There are several mash-up cuts on the CD, where two or more tunes work together. The opening track is a mix of Dave Brubeck's "Take 5" (lyrics by Lola Brubeck) and "Drinks on the Patio," a recent tune by Winkler and Rich Eames. Eames is the keyboard player for a terrifically talented quartet that serves on most of the album's songs. The other members are Tim Emmons on bass, Dave Tull on drums, and Bob Sheppard on saxophones and flute.
What is West Coast Cool? Look at the list of songwriters and composers and you'll know -- names like Neal Hefti, Bobby Troup, Steve Allen, Frank Loesser, Billy Barnes, Hugh Martin and Ralph Blane, Nat King Cole, and Alec Wilder. They personify '50s jazz from the west coast, creating music that was hip and cool but a little more laid-back than other jazz, hinting at the easy listening jazz that's so popular today.

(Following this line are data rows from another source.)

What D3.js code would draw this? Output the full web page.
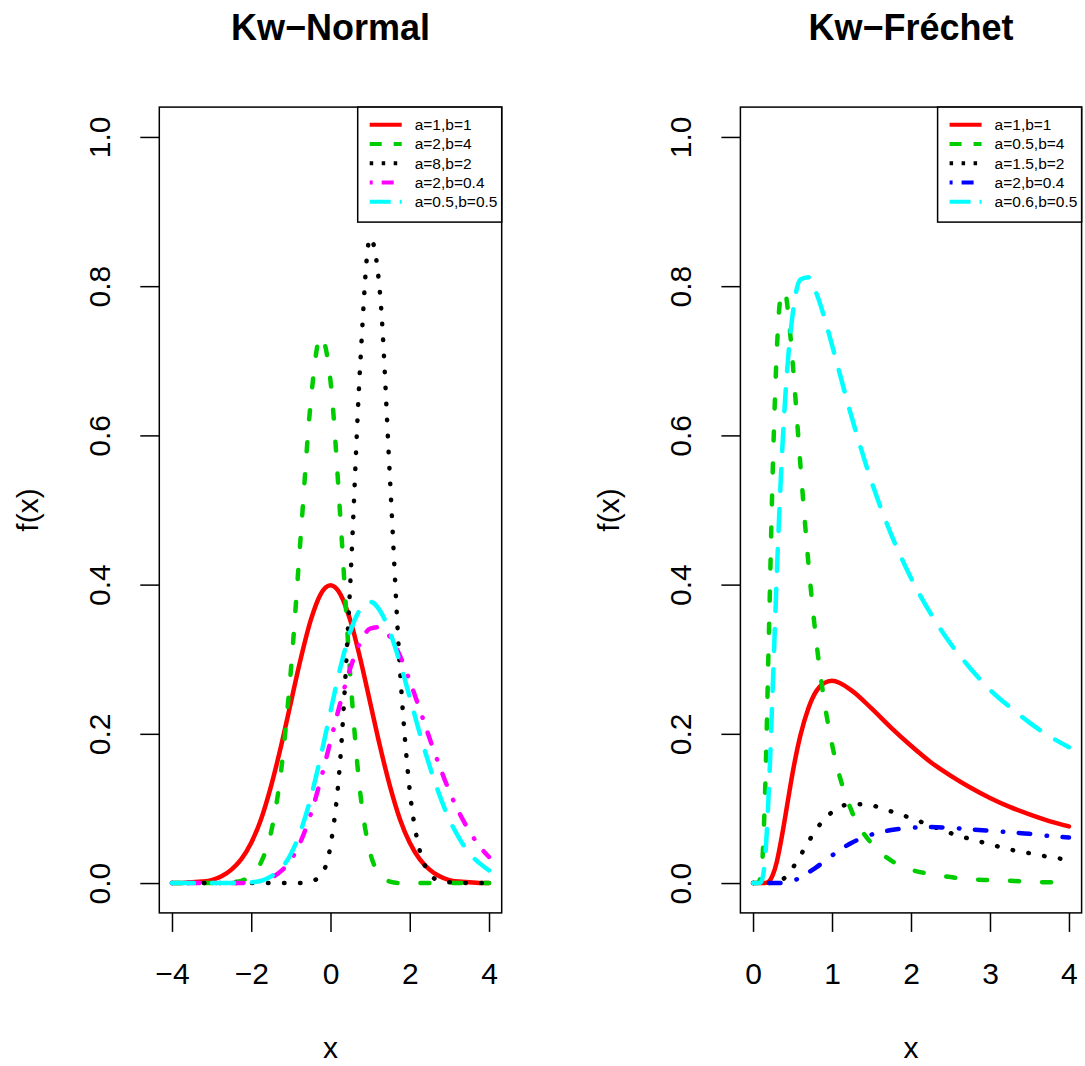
<!DOCTYPE html>
<html>
<head>
<meta charset="utf-8">
<script src="https://cdn.jsdelivr.net/npm/d3@7"></script>
<style>
body { margin: 0; background: #fff; }
text { font-family: "Liberation Sans", Arial, Helvetica, sans-serif; fill: #000; }
</style>
</head>
<body>
<div id="chart"></div>
<script>
// grid for the Kw-Normal panel
var xNormal = [-4, -3.75, -3.5, -3.25, -3, -2.75, -2.5, -2.25, -2, -1.75, -1.5, -1.25, -1, -0.75, -0.5, -0.25,
  0, 0.25, 0.5, 0.75, 1, 1.25, 1.5, 1.75, 2, 2.25, 2.5, 2.75, 3, 3.25, 3.5, 3.75, 4];

var normA1B1 = [0, 0, 0.001, 0.002, 0.004, 0.009, 0.018, 0.032, 0.054, 0.086, 0.130, 0.183, 0.242, 0.301, 0.352, 0.387,
  0.399, 0.387, 0.352, 0.301, 0.242, 0.183, 0.130, 0.086, 0.054, 0.032, 0.018, 0.009, 0.004, 0.002, 0.001, 0, 0];
var normA2B4 = [0, 0, 0, 0, 0, 0, 0.001, 0.003, 0.010, 0.028, 0.068, 0.149, 0.285, 0.466, 0.644, 0.733,
  0.673, 0.489, 0.277, 0.121, 0.041, 0.011, 0.002, 0, 0, 0, 0, 0, 0, 0, 0, 0, 0];
var normA8B2 = [0, 0, 0, 0, 0, 0, 0, 0, 0, 0, 0, 0, 0, 0, 0.002, 0.010,
  0.050, 0.168, 0.403, 0.695, 0.865, 0.790, 0.543, 0.289, 0.124, 0.044, 0.013, 0.003, 0.001, 0, 0, 0, 0];
var normA2B04 = [0, 0, 0, 0, 0, 0, 0, 0, 0.001, 0.003, 0.007, 0.016, 0.031, 0.056, 0.092, 0.138,
  0.190, 0.242, 0.288, 0.322, 0.341, 0.343, 0.330, 0.305, 0.271, 0.233, 0.194, 0.157, 0.123, 0.094, 0.070, 0.050, 0.035];
var normA05B05 = [0, 0, 0, 0, 0, 0, 0, 0, 0.001, 0.003, 0.009, 0.019, 0.039, 0.070, 0.114, 0.169,
  0.230, 0.289, 0.337, 0.367, 0.377, 0.365, 0.336, 0.296, 0.249, 0.201, 0.157, 0.118, 0.085, 0.060, 0.040, 0.027, 0.017];

// grid for the Kw-Frechet panel
var xFrechet = [0, 0.05, 0.1, 0.15, 0.2, 0.25, 0.3, 0.35, 0.4, 0.45, 0.5, 0.6, 0.7, 0.8, 0.9, 1,
  1.25, 1.5, 1.75, 2, 2.25, 2.5, 2.75, 3, 3.25, 3.5, 3.75, 4];

var frA1B1 = [0, 0, 0, 0, 0.002, 0.011, 0.028, 0.054, 0.084, 0.116, 0.147, 0.198, 0.234, 0.257, 0.268, 0.271,
  0.258, 0.234, 0.208, 0.184, 0.162, 0.144, 0.128, 0.114, 0.102, 0.092, 0.083, 0.076];
var frA05B4 = [0, 0, 0.009, 0.113, 0.330, 0.555, 0.711, 0.785, 0.794, 0.759, 0.700, 0.560, 0.430, 0.325, 0.245, 0.186,
  0.096, 0.053, 0.030, 0.018, 0.012, 0.008, 0.005, 0.004, 0.003, 0.002, 0.001, 0.001];
var frA15B2 = [0, 0, 0, 0, 0, 0, 0.001, 0.003, 0.007, 0.013, 0.020, 0.037, 0.055, 0.072, 0.085, 0.095,
  0.106, 0.104, 0.096, 0.087, 0.077, 0.067, 0.059, 0.052, 0.045, 0.040, 0.035, 0.031];
var frA2B04 = [0, 0, 0, 0, 0, 0, 0, 0, 0.001, 0.001, 0.003, 0.007, 0.014, 0.021, 0.029, 0.037,
  0.054, 0.065, 0.071, 0.074, 0.075, 0.074, 0.072, 0.070, 0.068, 0.066, 0.063, 0.061];
var frA06B05 = [0, 0, 0.001, 0.030, 0.124, 0.264, 0.411, 0.538, 0.638, 0.711, 0.761, 0.809, 0.812, 0.791, 0.759, 0.721,
  0.624, 0.538, 0.467, 0.409, 0.361, 0.321, 0.288, 0.259, 0.236, 0.215, 0.197, 0.182];

var normalLabels = ["a=1,b=1", "a=2,b=4", "a=8,b=2", "a=2,b=0.4", "a=0.5,b=0.5"];
var frechetLabels = ["a=1,b=1", "a=0.5,b=4", "a=1.5,b=2", "a=2,b=0.4", "a=0.6,b=0.5"];

var normalTicks = [-4, -2, 0, 2, 4];
var frechetTicks = [0, 1, 2, 3, 4];
var yTicks = [0, 0.2, 0.4, 0.6, 0.8, 1.0];

// line styles (R lty 1..5); "dash" for curves (round caps), "ldash" for legend samples
var styles = [
  {color: "#FF0000", dash: null, ldash: null},
  {color: "#00CD00", dash: "9,23", ldash: "12,12"},
  {color: "#000000", dash: "0.5,15.5", ldash: "3.5,8.5"},
  {color: "#FF00FF", dash: "0.5,15.5,11.5,16.5", ldash: "3,9,12,9"},
  {color: "#00FFFF", dash: "22,18", ldash: "21,9"}
];
var frechetStyles = styles.slice();
frechetStyles[3] = {color: "#0000FF", dash: "0.5,15.5,11.5,16.5", ldash: "3,9,12,9"};

var W = 1085, H = 1066;
var svg = d3.select("#chart").append("svg")
    .attr("width", W)
    .attr("height", H);

var top_ = 107.1, bottom = 912.9;
var y = d3.scaleLinear().domain([-0.04, 1.04]).range([bottom, top_]);

var drawPanel = function (p) {
  var x = d3.scaleLinear().domain(p.xDomain).range(p.xRange);
  var g = svg.append("g");

  var line = d3.line()
      .x(function(d) { return x(d[0]); })
      .y(function(d) { return y(d[1]); })
      .curve(d3.curveMonotoneX);

  p.series.forEach(function(vals, i) {
    var st = p.styles[i];
    g.append("path")
      .datum(p.xs.map(function(v, j) { return [v, vals[j]]; }))
      .attr("d", line)
      .attr("fill", "none")
      .attr("stroke", st.color)
      .attr("stroke-width", 4.5)
      .attr("stroke-linecap", "round")
      .attr("stroke-linejoin", "round")
      .attr("stroke-dasharray", st.dash);
  });

  // plot box
  g.append("rect")
    .attr("x", p.xRange[0]).attr("y", top_)
    .attr("width", p.xRange[1] - p.xRange[0]).attr("height", bottom - top_)
    .attr("fill", "none").attr("stroke", "#000").attr("stroke-width", 1.5);

  // x axis
  var xa = g.append("g")
    .attr("transform", "translate(0," + bottom + ")")
    .call(d3.axisBottom(x).tickValues(p.ticks).tickSize(19).tickSizeOuter(0).tickPadding(31)
      .tickFormat(d3.format("d")));
  xa.select(".domain").remove();
  xa.selectAll("line").attr("stroke-width", 1.5);
  xa.selectAll("text").attr("font-size", 30).attr("font-family", null);

  // y axis
  var ya = g.append("g")
    .attr("transform", "translate(" + p.xRange[0] + ",0)")
    .call(d3.axisLeft(y).tickValues(yTicks).tickSize(19).tickSizeOuter(0).tickFormat(d3.format(".1f")));
  ya.select(".domain").remove();
  ya.selectAll("line").attr("stroke-width", 1.5);
  ya.selectAll("text")
    .attr("x", null).attr("dy", null)
    .attr("transform", "translate(-49,0) rotate(-90)")
    .attr("text-anchor", "middle")
    .attr("font-size", 30).attr("font-family", null);

  var cx = (p.xRange[0] + p.xRange[1]) / 2;

  // titles and labels
  g.append("text")
    .attr("x", cx).attr("y", 40)
    .attr("text-anchor", "middle")
    .attr("font-size", 36).attr("font-weight", "bold")
    .text(p.title);

  g.append("text")
    .attr("x", cx).attr("y", 1058)
    .attr("text-anchor", "middle")
    .attr("font-size", 30)
    .text("x");

  g.append("text")
    .attr("transform", "translate(" + (p.xRange[0] - 121) + "," + ((top_ + bottom) / 2) + ") rotate(-90)")
    .attr("text-anchor", "middle")
    .attr("font-size", 30)
    .text("f(x)");

  // legend, top right
  var lw = 144, lh = 115;
  var lg = g.append("g")
    .attr("transform", "translate(" + (p.xRange[1] - lw) + "," + top_ + ")");
  lg.append("rect")
    .attr("width", lw).attr("height", lh)
    .attr("fill", "#fff").attr("stroke", "#000").attr("stroke-width", 1.5);

  p.labels.forEach(function(lab, i) {
    var ry = 17.6 + i * 19.25;
    var st = p.styles[i];
    lg.append("line")
      .attr("x1", 12).attr("x2", 44)
      .attr("y1", ry).attr("y2", ry)
      .attr("stroke", st.color)
      .attr("stroke-width", 4)
      .attr("stroke-dasharray", st.ldash);
    lg.append("text")
      .attr("x", 57).attr("y", ry + 5.5)
      .attr("font-size", 15.5)
      .text(lab);
  });
};

drawPanel({
  title: "Kw\u2212Normal",
  xDomain: [-4.32, 4.32], xRange: [159.3, 501.7],
  xs: xNormal, ticks: normalTicks,
  series: [normA1B1, normA2B4, normA8B2, normA2B04, normA05B05],
  styles: styles, labels: normalLabels
});

drawPanel({
  title: "Kw\u2212Fréchet",
  xDomain: [-0.16, 4.16], xRange: [740.4, 1081.6],
  xs: xFrechet, ticks: frechetTicks,
  series: [frA1B1, frA05B4, frA15B2, frA2B04, frA06B05],
  styles: frechetStyles, labels: frechetLabels
});
</script>
</body>
</html>
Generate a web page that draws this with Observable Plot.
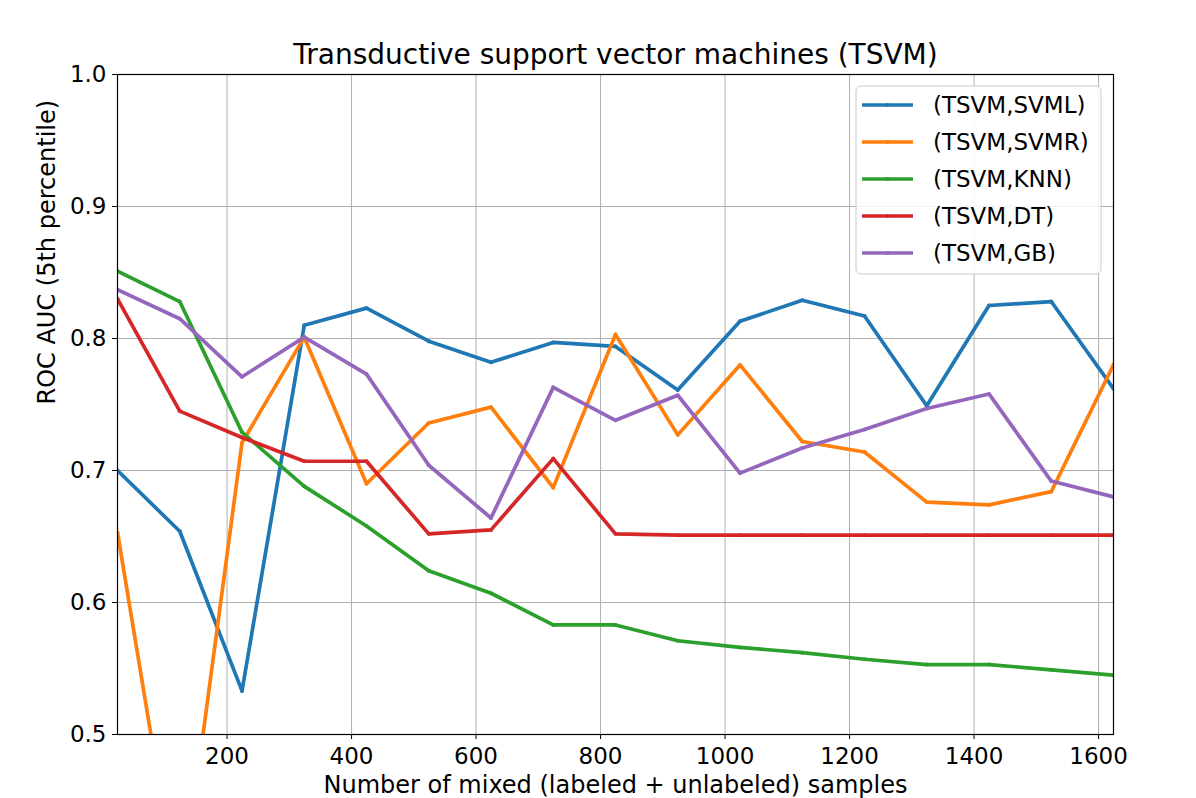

The Brubeck/Winkler cut swings nicely, but I think the mash-up of "Route 66"; "Alright, Okay, You Win"; and "Straighten Up and Fly Right" is even better. Bentyne and Winkler really dig into this trio of songs and swing them up just right. They bestow the same energy and bounce to Steve Allen's "This Could Be the Start of Something Big." Each singer also gets some solo spots. Bentyne is very successful with the swaying rhythms of "An Occasional Man," and Winkler really catches the mood of "Let's Get Lost," with trumpet player Nolan Shaheed adding just the right amount of lazy haze.
The multi-talented Shaheed also engineered and mixed all but two of the CD's tracks at No Sound Studios in Pasadena, California. And those mixes are absolutely right all the way through. The instruments have presence but never obscure the vocals. There's a good spread that helps with clarity -- the two singers being slightly left (Winkler) and slightly right (Bentyne) of center. The bass line is focused, and the piano sound is exceptionally good.
If you're looking for some laid-back jazz that will take your mind back in time while your feet stay rooted in 2013, you need look no further than this CD, which features first-rate musicians paying tribute to the great songs and sounds of the '50s, making them sound, as promised, totally cool.
Be sure to listen to: "Cool," the last cut on the disc, was recorded at one of the live shows in Canada. At slightly past midpoint it features a bass solo from George Koller that, through the use of harmonics, takes the music into an upper range not usually associated with the bass. Koller makes it seem a simple task by doing it entirely in tune. Your jaw will drop.